3. Ovulation induction and insemination
If spontaneous ovulation does not occur, letrozole or clomiphene can be used to stimulate egg maturation. Depending on the situation, intrauterine insemination may also be appropriate, where processed sperm are placed directly into the uterus.
4. IVF and ICSI
If pregnancy does not occur despite ovulation induction or if additional factors are present, procedures such as in vitro fertilisation (IVF) or intracytoplasmic sperm injection (ICSI) are considered. People with PCOS have an increased risk of ovarian hyperstimulation syndrome, so stimulation plans and timing of ovulation trigger must be planned carefully.
5. Information from reliable sources
The US National Institute of Child Health and Human Development provides dedicated pages on PCOS and fertility with detailed explanations of hormonal stimulation, ovulation induction, IUI, IVF and ICSI. Such resources are good starting points to prepare for consultations with your healthcare team.
PCOS across the life course – from puberty to the menopause
PCOS accompanies affected people for decades but not always with the same intensity. In adolescence, acne, cycle irregularities and body image are often the main issues. Later, fertility, weight, blood pressure and blood sugar become central concerns. In perimenopause hormones change again; some symptoms ease, while others such as cardiovascular risk may become more prominent.
Good PCOS management is therefore dynamic. The aim is not to follow a rigid protocol for life but to find an appropriate mix of lifestyle measures, medical treatment and psychological support for each life stage.
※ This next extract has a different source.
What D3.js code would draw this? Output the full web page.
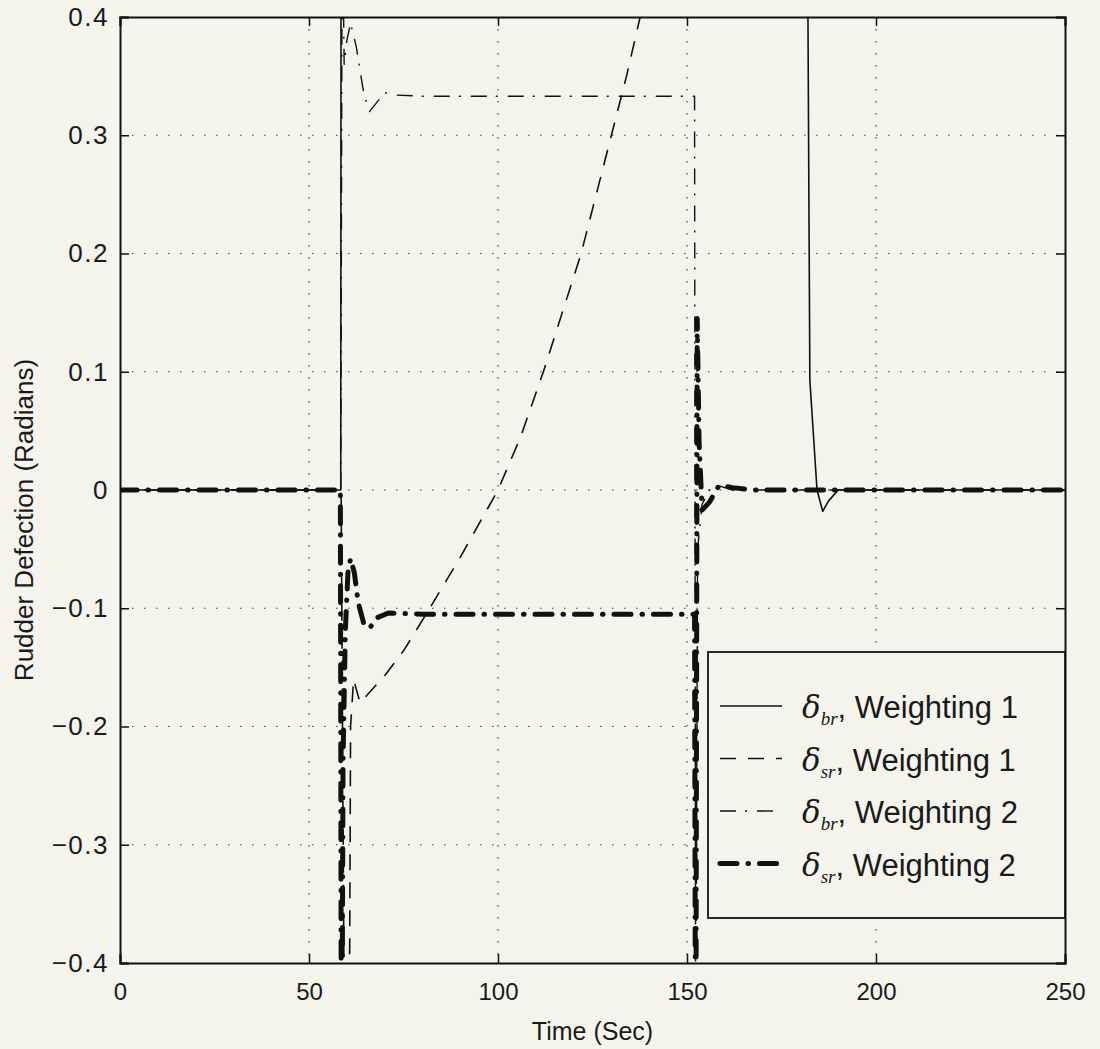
<!DOCTYPE html>
<html>
<head>
<meta charset="utf-8">
<script src="https://cdn.jsdelivr.net/npm/d3@7"></script>
<style>
  html, body { margin: 0; padding: 0; background: #f4f4ec; }
  svg { display: block; font-family: "Liberation Sans", Arial, Helvetica, sans-serif; }
</style>
</head>
<body>
<div id="chart"></div>
<script>
// Tick values
const xTicks = [0, 50, 100, 150, 200, 250];
const yTicks = [-0.4, -0.3, -0.2, -0.1, 0, 0.1, 0.2, 0.3, 0.4];

// [time, value] pairs for each series (values beyond ±0.4 get clipped like the original)
const brW1 = [[0, 0], [58.4, 0], [58.6, 1.2], [181.5, 1.2], [182.0, 0.4], [182.5, 0.093],
  [184.4, 0], [185.9, -0.018], [187.5, -0.009], [190, 0], [250, 0]];

const srW1 = [[0, 0], [58.5, 0], [59.5, -0.55], [60.5, -0.6], [61, -0.2], [61.8, -0.16],
  [63.5, -0.18], [70, -0.157], [75, -0.136], [81, -0.105], [90, -0.057], [100, 0],
  [106, 0.045], [112, 0.1], [117, 0.15], [122, 0.2], [126, 0.25], [130, 0.3],
  [134, 0.35], [137.6, 0.4], [141, 0.45], [145, 0.5]];

const brW2 = [[0, 0], [58.4, 0], [58.8, 0.5], [59.3, 0.36], [60, 0.38], [61, 0.395],
  [62.5, 0.375], [64.5, 0.335], [66, 0.32], [68, 0.328], [70, 0.336], [73, 0.334],
  [80, 0.333], [152, 0.333], [152.3, -0.5], [152.8, -0.05], [154, -0.012], [156, 0],
  [158, 0.004], [162, 0], [250, 0]];

const srW2 = [[0, 0], [58.3, 0], [58.6, -0.6], [59.0, -0.23], [59.6, -0.12], [60.3, -0.07],
  [61, -0.058], [62, -0.07], [63, -0.095], [64.5, -0.113], [66, -0.117], [68, -0.108],
  [71, -0.104], [80, -0.105], [152, -0.105], [152.3, -0.6], [152.7, 0.145], [153.2, 0.04],
  [154, -0.017], [156, -0.01], [158.5, 0.004], [162, 0.002], [168, 0], [250, 0]];

const legendLabels = ["br", "sr", "br", "sr"];
const legendWeights = ["Weighting 1", "Weighting 1", "Weighting 2", "Weighting 2"];

const width = 1100, height = 1049;
const margin = {top: 17, right: 35, bottom: 86, left: 120};
const innerW = width - margin.left - margin.right;
const innerH = height - margin.top - margin.bottom;

const svg = d3.select('#chart').append('svg')
  .attr('width', width)
  .attr('height', height);

svg.append('rect').attr('width', width).attr('height', height).attr('fill', '#f4f4ec');

const x = d3.scaleLinear().domain([0, 250]).range([0, innerW]);
const y = d3.scaleLinear().domain([-0.4, 0.4]).range([innerH, 0]);

const g = svg.append('g').attr('transform', `translate(${margin.left},${margin.top})`);

g.append('clipPath').attr('id', 'plot-clip')
  .append('rect').attr('width', innerW).attr('height', innerH);

// dotted grid
g.append('g').selectAll('line').data(xTicks.slice(1, -1)).join('line')
  .attr('x1', d => x(d)).attr('x2', d => x(d))
  .attr('y1', 0).attr('y2', innerH)
  .attr('stroke', '#444').attr('stroke-width', 1.2)
  .attr('stroke-dasharray', '1.5,10.5');
g.append('g').selectAll('line').data(yTicks.slice(1, -1)).join('line')
  .attr('y1', d => y(d)).attr('y2', d => y(d))
  .attr('x1', 0).attr('x2', innerW)
  .attr('stroke', '#444').attr('stroke-width', 1.2)
  .attr('stroke-dasharray', '1.5,10.5');

// axes, matlab style ticks pointing inward on all four sides
const fmtY = d => d === 0 ? '0' : d3.format('.1f')(d).replace('-', '\u2212');

const axL = g.append('g')
  .call(d3.axisLeft(y).tickValues(yTicks).tickSize(-9).tickPadding(11).tickFormat(fmtY));
const axR = g.append('g').attr('transform', `translate(${innerW},0)`)
  .call(d3.axisRight(y).tickValues(yTicks).tickSize(-9).tickFormat(''));
const axB = g.append('g').attr('transform', `translate(0,${innerH})`)
  .call(d3.axisBottom(x).tickValues(xTicks).tickSize(-9).tickPadding(20).tickFormat(d3.format('d')));
const axT = g.append('g')
  .call(d3.axisTop(x).tickValues(xTicks).tickSize(-9).tickFormat(''));

[axL, axR, axB, axT].forEach(a => {
  a.select('.domain').attr('stroke', '#111').attr('stroke-width', 2);
  a.selectAll('.tick line').attr('stroke', '#111').attr('stroke-width', 1.5);
  a.selectAll('text').attr('fill', '#1a1a1a').attr('font-size', 24)
    .attr('font-family', '"Liberation Sans", Arial, sans-serif');
});
// the y tick labels in the original are a little larger and wider
axL.selectAll('.tick text').attr('font-size', 26).style('letter-spacing', '1.5px');

// series
const line = d3.line().x(d => x(d[0])).y(d => y(d[1]));
const plot = g.append('g').attr('clip-path', 'url(#plot-clip)');

const styles = [
  {data: brW1, w: 1.6, dash: null, cap: 'butt'},
  {data: srW1, w: 1.6, dash: '16,12', cap: 'butt'},
  {data: brW2, w: 1.4, dash: '16,9,2,10', cap: 'butt'},
  {data: srW2, w: 5, dash: '17,11,0.5,11', cap: 'round'}
];

styles.forEach(s => {
  plot.append('path').datum(s.data)
    .attr('d', line)
    .attr('fill', 'none')
    .attr('stroke', '#111')
    .attr('stroke-width', s.w)
    .attr('stroke-linejoin', 'round')
    .attr('stroke-linecap', s.cap)
    .attr('stroke-dasharray', s.dash);
});

// legend box
const lg = g.append('g');
const lgX = x(0) + 588, lgY = 635;
lg.append('rect')
  .attr('x', lgX).attr('y', lgY)
  .attr('width', innerW - 588).attr('height', 266)
  .attr('fill', '#f4f4ec').attr('stroke', '#111').attr('stroke-width', 1.8);

styles.forEach((s, i) => {
  const ry = lgY + 54 + i * 52.5;
  lg.append('line')
    .attr('x1', lgX + 12).attr('x2', lgX + 74)
    .attr('y1', ry).attr('y2', ry)
    .attr('stroke', '#111')
    .attr('stroke-width', s.w)
    .attr('stroke-linecap', s.cap)
    .attr('stroke-dasharray', s.dash);
  const t = lg.append('text')
    .attr('x', lgX + 94).attr('y', ry + 12)
    .attr('font-size', 31).attr('fill', '#1a1a1a');
  t.append('tspan').attr('font-family', '"DejaVu Serif", serif')
    .attr('font-style', 'italic').text('\u03b4');
  t.append('tspan').attr('font-family', '"Liberation Serif", serif')
    .attr('font-style', 'italic').attr('font-size', 19).attr('dy', 7).text(legendLabels[i]);
  t.append('tspan').attr('dy', -7).text(', ' + legendWeights[i]);
});

// axis titles
svg.append('text')
  .attr('x', margin.left + innerW / 2).attr('y', 1040)
  .attr('text-anchor', 'middle').attr('font-size', 25).attr('fill', '#1a1a1a')
  .text('Time (Sec)');

svg.append('text')
  .attr('transform', `translate(33,${margin.top + innerH / 2 + 30}) rotate(-90)`)
  .attr('text-anchor', 'middle').attr('font-size', 26).attr('fill', '#1a1a1a')
  .text('Rudder Defection (Radians)');
</script>
</body>
</html>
Mental health – PCOS is also a psychological challenge
PCOS does not end at lab results. Studies show an increased prevalence of depressive symptoms, anxiety disorders, eating disorders and body dissatisfaction. Visible changes such as acne, increased hair growth or weight gain interact with societal ideals and can strongly affect self-esteem and relationships.
It is worthwhile to consider mental health from the outset. Open conversations with family and friends, good clinician–patient communication, psychological support, nutritional counselling, exercise coaching and peer support groups can help to view PCOS not as a personal failure but as a manageable condition. A stable psychological foundation increases the chances of implementing medical and practical measures in the long term.
When should you see a doctor about suspected PCOS?
You should seek medical advice if your cycle is clearly irregular for several months, your period is absent for more than three months or you have very infrequent bleeding. Newly developed hirsutism, persistent acne, unexplained rapid weight gain, severe fatigue or an unfulfilled desire to conceive for twelve months (often six months for people in their mid-30s and over) are also warning signs.
Acute problems such as severe lower abdominal pain, sudden one-sided pain, fever, fainting or very heavy bleeding require immediate medical assessment. PCOS cannot be reliably self-diagnosed. A structured assessment with medical history, blood tests and ultrasound is the most important step to get clarity and develop an appropriate plan.
Conclusion – understand PCOS and manage it with confidence
PCOS is common, complex and still under-recognised, but today there are better data, modern guidelines and more treatment options than ever before. With a combination of blood-sugar-friendly eating, regular exercise, individually chosen medication and long-term follow-up, cycle regularity, skin, metabolism and fertility can be markedly improved for many people. It is important to take time to understand your body, use information from reliable sources and build a care team that listens to you and makes decisions together. PCOS is a chronic but manageable predisposition — the better you understand it and the more closely treatment and daily life fit you, the more control you regain over health, family planning and quality of life.